We’ve had a few customers ask about best practices for monitoring their serverless applications. These are typically Lambda functions behind API Gateway which use DynamoDB as a data store. The nice thing about using serverless technologies on AWS is that all resources are constantly generating metrics and sending them to CloudWatch. All this data is available to you — you just have to know where to look and what to do with it.
CloudWatch Metrics
The CloudWatch Metrics and Dimensions Reference lists AWS services, the CloudWatch metrics that are available for them, and what they mean. I’m going to cover some of the metrics that you might find useful to monitor serverless applications, such as microservices. These can be monitored at a combined regional level or they can be tracked individually on a per-Lambda function, for example.
Lambda
Metrics from Lambda are sent to CloudWatch every minute. Below are some metrics you might want to keep an eye on. I would recommend creating alarms with certain thresholds so you can be instantly notified when things start moving in a certain direction:
Metric | Description | What to Do with It |
---|---|---|
Invocations | How many times a function is invoked (successes and failures, but not throttled attempts) Useful statistic: Sum |
Keep an eye on this to know when you start seeing more traffic than expected so that you can prepare for possible scaling challenges and increase soft/hard service limits. |
Errors | Number of failures due to errors in a function (does not include those resulting from throttles or from the Lambda service itself) Useful statistic: Sum |
Errors are never good, so get notified right away when something stops working correctly so you can address it. |
Duration | How long functions run Useful statistic: Average Measured in: Milliseconds |
The max timeout of a Lambda function is 5 minutes, and each function’s configuration has a timeout setting that can be set up to this. Create some alarms to know when you start approaching this value so you can increase the limit or re-architect outside of Lambda. |
Throttles | How many times a function is throttled Useful statistic: Sum |
Other alarms should have prepared you to prevent throttles from happening, so when this happens you definitely want to know about it and fix it right away. |
ConcurrentExecutions | How many function executions are happening concurrently Useful statistic: Average |
Compare this to the soft limit currently set in the region (1,000 by default) and increase with AWS support as you approach it. |
Other metrics also exist, such as those related to dead letter queues. Take a look and see what else you might want to track. Also, you can break things down by function or you can monitor individual versions or aliases.
API Gateway
Metrics from API Gateway are sent to CloudWatch every minute. Here are some that I like to track:
Metric | Description | What to Do with It |
---|---|---|
4XXError | The number of client-side errors Useful statistic: Sum. You can also use Average to get an error rate. |
Watch out for increases in this metric as it might indicate that consumers of your APIs are expecting to interact with it differently than its implementation. It may let you know if you’ve made breaking changes or are not honoring your API contract. |
5XXError | The number of server-side errors Useful statistic: Sum. You can also use Average to get an error rate. |
Similar to the Lambda errors, this will tell you when something is not working as expected with the APIs you’ve built. |
Count | The number of API requests Useful statistic: SampleCount |
Similar to the Lambda Invocations, it gives you an idea of demand. |
IntegrationLatency | How long API Gateway is waiting for something on the backend (e.g. Lambda) Useful statistic: Average Measured in: Milliseconds |
Similar to Lambda Duration, but keep in mind that API Gateway requests are limited to 29 seconds despite the 5 minute Lambda max. Keep an eye on it so your API requests don’t get close to timing out. |
Cache hit ratios and different ways of measuring latency are also available. Also, you can break things down by API or you can monitor individual stages, resources, and methods. Some of these require turning on more detailed CloudWatch Metrics at an extra cost.
DynamoDB
DynamoDB publishes a long list of metrics, but the following are some good ones to start with. Some are sent to CloudWatch every minute and others every five minutes.

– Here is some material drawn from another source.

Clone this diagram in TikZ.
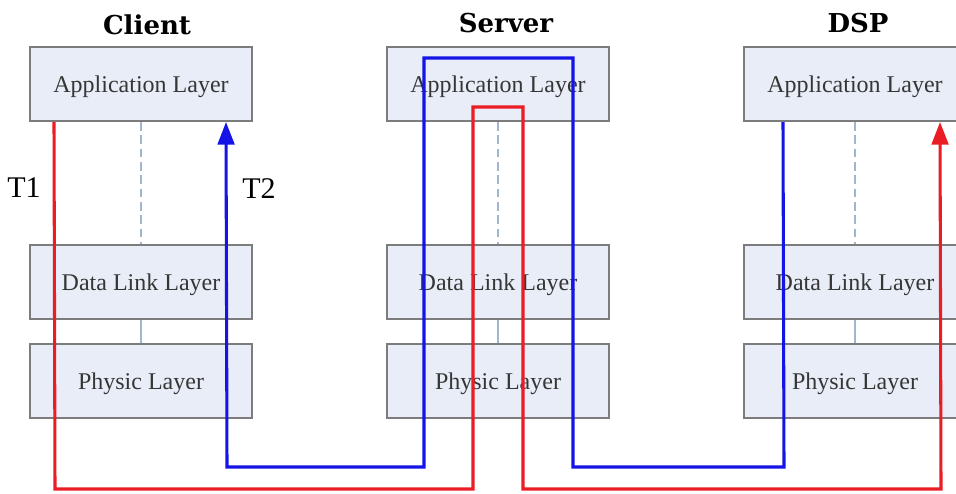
\documentclass[tikz,border=0pt]{standalone}
\usepackage{fontspec}
\setmainfont{Liberation Serif}
\newfontfamily\titlefont{DejaVu Serif}
\usetikzlibrary{arrows.meta,calc}
\definecolor{boxfill}{HTML}{E8EDF7}
\definecolor{boxline}{HTML}{7C7C7C}
\definecolor{boxtext}{HTML}{363636}
\definecolor{linkline}{HTML}{9FB6CF}
\definecolor{flowred}{HTML}{EA1C24}
\definecolor{flowblue}{HTML}{1414E6}
\tikzset{
  layer/.style={draw=boxline, fill=boxfill, line width=1.5pt,
    minimum width=166.5pt, minimum height=55.5pt, inner sep=0pt,
    text height=12pt, text depth=0pt,
    text=boxtext, font=\fontsize{18}{20}\selectfont},
  heading/.style={font=\titlefont\bfseries\fontsize{19.5}{22}\selectfont, text=black},
  tlabel/.style={font=\fontsize{22.5}{25}\selectfont, text=black},
  dashlink/.style={draw=linkline, line width=1.5pt, dash pattern=on 6.5pt off 3.5pt},
  solidlink/.style={draw=linkline, line width=1.3pt},
  redflow/.style={draw=flowred, line width=2.3pt, line join=miter},
  blueflow/.style={draw=flowblue, line width=2.3pt, line join=miter},
  flowtip/.style={-{Triangle[length=17pt,width=12.5pt]}}
}
\begin{document}
\begin{tikzpicture}[x=0.75pt, y=-0.75pt]
  \clip (0,0) rectangle (956,493);
  \fill[white] (0,0) rectangle (956,493);

  % column headings
  \node[heading] (hclient) at (147,25) {Client};
  \node[heading] (hserver) at (506,23) {Server};
  \node[heading] (hdsp)    at (858,23) {DSP};

  % protocol stacks
  \foreach \col/\cx in {c/141, s/498, d/855} {
    \node[layer] (\col app) at (\cx,84)  {Application Layer};
    \node[layer] (\col dll) at (\cx,282) {Data Link Layer};
    \node[layer] (\col phy) at (\cx,381) {Physic Layer};
    \draw[dashlink]  (\col app.south) -- (\col dll.north);
    \draw[solidlink] (\col dll.south) -- (\col phy.north);
  }

  % timing labels
  \node[tlabel] (t1) at (24,188) {T1};
  \node[tlabel] (t2) at (259,189) {T2};

  % request path: client -> server -> DSP
  \draw[redflow, flowtip]
    ($(capp.south west)+(25,0)$) -- (55,489) -- (473,489) -- (473,107)
    -- (523,107) -- (523,489) -- (941,489) -- ($(dapp.south west)+(197,0)$);

  % reply path: DSP -> server -> client
  \draw[blueflow, flowtip]
    ($(dapp.south west)+(40,0)$) -- (784,467) -- (573,467) -- (573,58)
    -- (424,58) -- (424,467) -- (227,467) -- ($(capp.south west)+(197,0)$);
\end{tikzpicture}
\end{document}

Metric | Description | What to Do with It |
---|---|---|
ConsumedReadCapacityUnits | How many RCUs are being used Useful statistic: Sum |
Track how close you are to exceeding your provisioned throughput. |
ConsumedWriteCapacityUnits | How many WCUs are being used Useful statistic: Sum |
Track how close you are to exceeding your provisioned throughput. |
ReadThrottleEvents | How many read requests are throttled Useful statistic: Sum |
Know when you’ve exceeded read limits. |
WriteThrottleEvents | How many write requests are throttled Useful statistic: Sum |
Know when you’ve exceeded write limits. |
Note that there are some nuances to how these metrics apply to indexes.
Taking Things Further
That covers Lambda, API Gateway, and DynamoDB. Take a look at the other services being used by your applications, such as S3, SNS, SQS, and Kinesis. These have CloudWatch metrics as well.

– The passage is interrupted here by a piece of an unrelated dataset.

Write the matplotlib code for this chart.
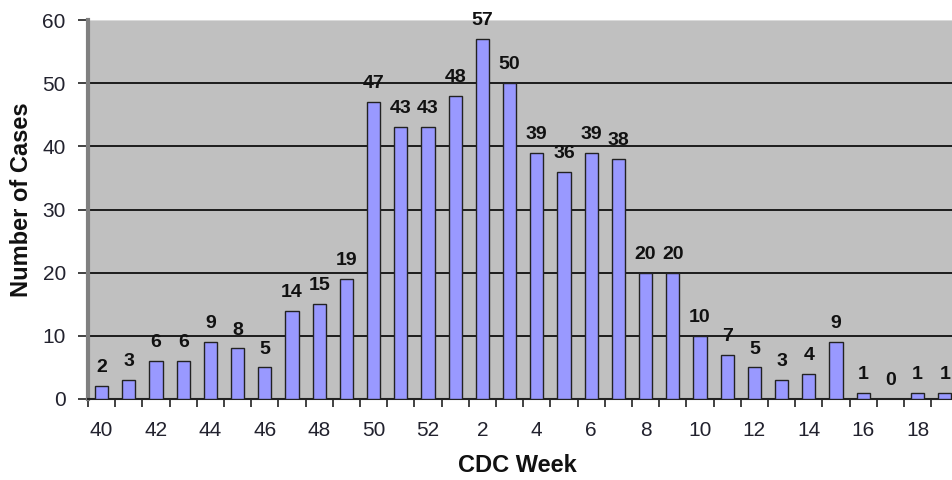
import numpy as np
import matplotlib
matplotlib.use("Agg")
import matplotlib.pyplot as plt

# CDC weeks 40..52 then 1..19
weeks = [40, 41, 42, 43, 44, 45, 46, 47, 48, 49, 50, 51, 52,
         1, 2, 3, 4, 5, 6, 7, 8, 9, 10, 11, 12, 13, 14, 15, 16, 17, 18, 19]
cases = [2, 3, 6, 6, 9, 8, 5, 14, 15, 19, 47, 43, 43,
         48, 57, 50, 39, 36, 39, 38, 20, 20, 10, 7, 5, 3, 4, 9, 1, 0, 1, 1]
y_ticks = [0, 10, 20, 30, 40, 50, 60]

plt.rcParams["font.family"] = ["Liberation Sans", "DejaVu Sans"]
text_col = "#22222e"

fig = plt.figure(figsize=(9.52, 4.8), dpi=100)
ax = fig.add_axes([88 / 952, 81 / 480, 870.4 / 952, 379 / 480])
ax.set_facecolor("#c0c0c0")

x = np.arange(len(weeks))
ax.bar(x, cases, width=0.48, color="#9999ff", edgecolor="#222222",
       linewidth=1.0, zorder=3)

for xi, v in zip(x, cases):
    ax.annotate(str(v), (xi, v), xytext=(0, 10), textcoords="offset points",
                ha="center", va="baseline", fontsize=14, fontweight="bold",
                color="#111111", zorder=4)

ax.set_xlim(-0.5, len(weeks) - 0.5)
ax.set_ylim(0, 60)
ax.set_yticks(y_ticks)
ax.set_yticklabels([str(t) for t in y_ticks], fontsize=15, color=text_col)
for t in y_ticks[1:-1]:
    ax.axhline(t, color="black", linewidth=1.2, zorder=2)

# labels on every other week, tick marks at category boundaries
ax.set_xticks(x[::2])
ax.set_xticklabels([str(w) for w in weeks[::2]], fontsize=15, color=text_col)
ax.tick_params(axis="x", length=0, pad=16)
ax.set_xticks(np.arange(len(weeks)) - 0.5, minor=True)
ax.tick_params(axis="x", which="minor", length=6, width=1.2, color="#222222")
ax.tick_params(axis="y", length=7, width=1.2, color="#222222", pad=9)

for side in ["top", "right"]:
    ax.spines[side].set_visible(False)
ax.spines["left"].set_color("#808080")
ax.spines["left"].set_linewidth(3)
ax.spines["bottom"].set_color("#222222")
ax.spines["bottom"].set_linewidth(1.5)
ax.axhline(60, color="#e0e0e0", linewidth=1.2, zorder=2)

fig.text(517 / 952, 1 - 465 / 480, "CDC Week", fontsize=17,
         fontweight="bold", color="#111111", ha="center", va="center")
fig.text(22 / 952, 1 - 200 / 480, "Number of Cases", fontsize=17,
         fontweight="bold", color="#111111", ha="center", va="center",
         rotation=90)

fig.savefig("out.png", dpi=100)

You’ll also want to track application logs such as those coming from Lambda and API Gateway. You can create metric filters in CloudWatch Logs to know when your logs start reporting things of interest.
Route 53 healthchecks can be helpful too in monitoring the overall availability of application endpoints.
Some companies have entire departments dedicated to operational monitoring, so this process can be an ongoing one, but this should point you in the right direction if you’re just getting started.